DVD – "I viaggiatori della sera", di Ugo Tognazzi
IL FILM
Nel cinema di Ugo Tognazzi gli anni Settanta sono dominati, pur attraverso film molto diversi tra loro, da un alter ego ricorrente, quello dell’uomo che si scopre anziano e incapace di accettare la sua nuova condizione, e si chiudono perfettamente con questo malinconico e nerissimo apologo sulla vecchiaia, in cui la cornice futuristica permette di dilatare al massimo la frattura tra un personaggio legato a proprie elementari regole di vita e un contesto sociale che vuole imporgliene di assurde e inaccettabili. Lo spunto è l’omonimo romanzo di Umberto Simonetta, che immagina un possibile domani dove si vota a tredici anni e per legge ogni cittadino giunto al compimento dei quarantanove anni è costretto a lasciare il lavoro e la famiglia per essere spedito, con tanto di fascia al braccio, in lussuosi villaggi turistici a trascorrere ininterrotte vacanze forzate. Il maturo dj Orso, stigmatizzato persino dal nipotino per il suo linguaggio scurrile e spontaneo, e la sua disinibita moglie Nicky rappresentano il residuo testardo di una mentalità intraprendente e anticonformista aggredita dalla logica assurda di un potere che indossa la maschera pulita e rassicurante dei giovani. Ma più che nello scontro generazionale con i ventenni spenti, aridi e già asserviti al sistema in cui vivono, incarnati dai due figli della coppia, Tognazzi trova l’ispirazione e i toni più sinceri nella ribellione sorda e ostinata del suo personaggio vitale e stanco, lucido e triste, sognatore e perennemente fuori posto.
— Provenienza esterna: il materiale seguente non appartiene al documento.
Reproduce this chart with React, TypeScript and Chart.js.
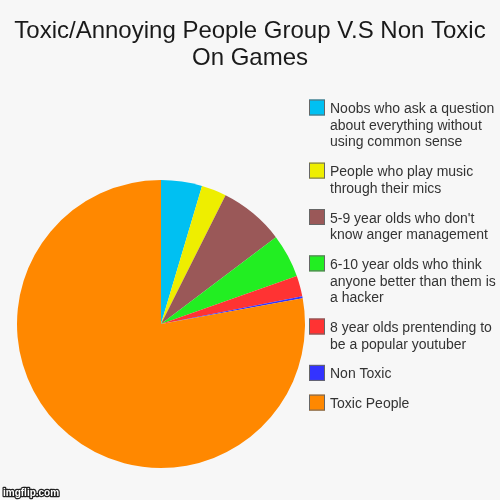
import { Chart, registerables } from 'chart.js'
import { useEffect, useRef } from 'react'

Chart.register(...registerables)

// 标题和数据
const titleLines = ['Toxic/Annoying People Group V.S Non Toxic', 'On Games']
const labels = [
  ['Noobs who ask a question', 'about everything without', 'using common sense'],
  ['People who play music', 'through their mics'],
  ["5-9 year olds who don't", 'know anger management'],
  ['6-10 year olds who think', 'anyone better than them is', 'a hacker'],
  ['8 year olds prentending to', 'be a popular youtuber'],
  ['Non Toxic'],
  ['Toxic People']
]
const values = [4.6, 2.8, 7.3, 4.9, 2.3, 0.25, 77.85]
const colors = ['#00c0f2', '#eeee00', '#9a5858', '#22ee22', '#ff3333', '#3333ff', '#ff8800']
const watermark = 'imgflip.com'

const BG = '#f7f7f7'

// 自定义标题、图例和水印
const decorPlugin = {
  id: 'decor',
  beforeDraw(chart: any) {
    const { ctx, width, height } = chart
    ctx.save()
    ctx.fillStyle = BG
    ctx.fillRect(0, 0, width, height)
    ctx.restore()
  },
  afterDraw(chart: any) {
    const { ctx, width } = chart
    ctx.save()
    // 标题
    ctx.fillStyle = '#1a1a1a'
    ctx.font = '24px "Liberation Sans", Arial, sans-serif'
    ctx.textAlign = 'center'
    ctx.textBaseline = 'alphabetic'
    titleLines.forEach((line, i) => {
      ctx.fillText(line, width / 2, 38 + i * 26.6)
    })

    // 图例
    const lineH = 16.7
    let y = 99.5
    ctx.font = '14px "Liberation Sans", Arial, sans-serif'
    ctx.textAlign = 'left'
    labels.forEach((lines, i) => {
      ctx.fillStyle = colors[i]
      ctx.fillRect(309, y, 16, 16)
      ctx.strokeStyle = '#666'
      ctx.lineWidth = 1
      ctx.strokeRect(309.5, y + 0.5, 15, 15)
      ctx.fillStyle = '#333'
      lines.forEach((t, j) => {
        ctx.fillText(t, 330, y + 13.5 + j * lineH)
      })
      y += lines.length * lineH + 13
    })

    // 水印
    ctx.font = 'bold 10px "Liberation Sans", Arial, sans-serif'
    ctx.lineWidth = 2.5
    ctx.strokeStyle = '#222'
    ctx.lineJoin = 'round'
    ctx.strokeText(watermark, 3, 496)
    ctx.fillStyle = '#fff'
    ctx.fillText(watermark, 3, 496)
    ctx.restore()
  }
}

const App = () => {
  const chartRef = useRef<HTMLCanvasElement | null>(null)

  useEffect(() => {
    const ctx = chartRef.current?.getContext('2d')
    if (!ctx) return

    const chart = new Chart(ctx, {
      type: 'pie',
      data: {
        labels: labels.map((l) => l.join(' ')),
        datasets: [
          {
            data: values,
            backgroundColor: colors,
            borderWidth: 0
          }
        ]
      },
      options: {
        responsive: false,
        animation: false,
        devicePixelRatio: 1,
        layout: {
          padding: { left: 17, right: 195, top: 180, bottom: 32 }
        },
        plugins: {
          legend: { display: false },
          title: { display: false },
          tooltip: { enabled: false }
        }
      },
      plugins: [decorPlugin]
    })

    return () => {
      chart.destroy()
    }
  }, [])

  return (
    <div style={{ position: 'fixed', left: 0, top: 0, width: 500, height: 500 }}>
      <canvas ref={chartRef} width={500} height={500} style={{ width: 500, height: 500 }} />
    </div>
  )
}

export default App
Nella cornice asettica del villaggio vacanze la presenza di Orso, malinconicamente leggiadra eppure disturbante e impossibile da ignorare, spezza la fragile allegria che gli ospiti tentano di esibire, il clima di festa caciarona che maldestramente occulta lo scopo reale dei soggiorni forzati. Orso è ferito dalla rassegnazione di Nicky, che tenta di staccarsi da tutto per rendere sopportabile la propria condizione di non-vita e rifiuta il desiderio del marito che sente, in quelle circostanze, sciocco e inutile. Il bisogno elementare di Orso/Tognazzi diviene motivo d’imbarazzo, un sussulto di vita palesemente inopportuno e fuori luogo. Come ostinata e orgogliosamente ridicola è la sua gelosia nei confronti della moglie che vorrebbe acconsentire alle profferte sessuali di un giovane inserviente (interpretato da Ricky Tognazzi), o ancora il suo disprezzo verso la promiscuità degli altri ospiti, l’indignitosa “furia sessuale” incoraggiata dai sorveglianti e consumata sotto il loro occhio benevolo. Lentamente, Tognazzi rimane come isolato al centro del film, sospinto verso un finale cupo e poetico insieme: l’impossibile fuga con il nipotino rapito che termina su un vecchio e semi abbandonato museo galleggiante, carico di salme di animali estinti e di libri dimenticati. Tra le memorie polverose di un mondo scomparso, il suo personaggio, più che arrendersi, toglie il disturbo con nobiltà e discrezione.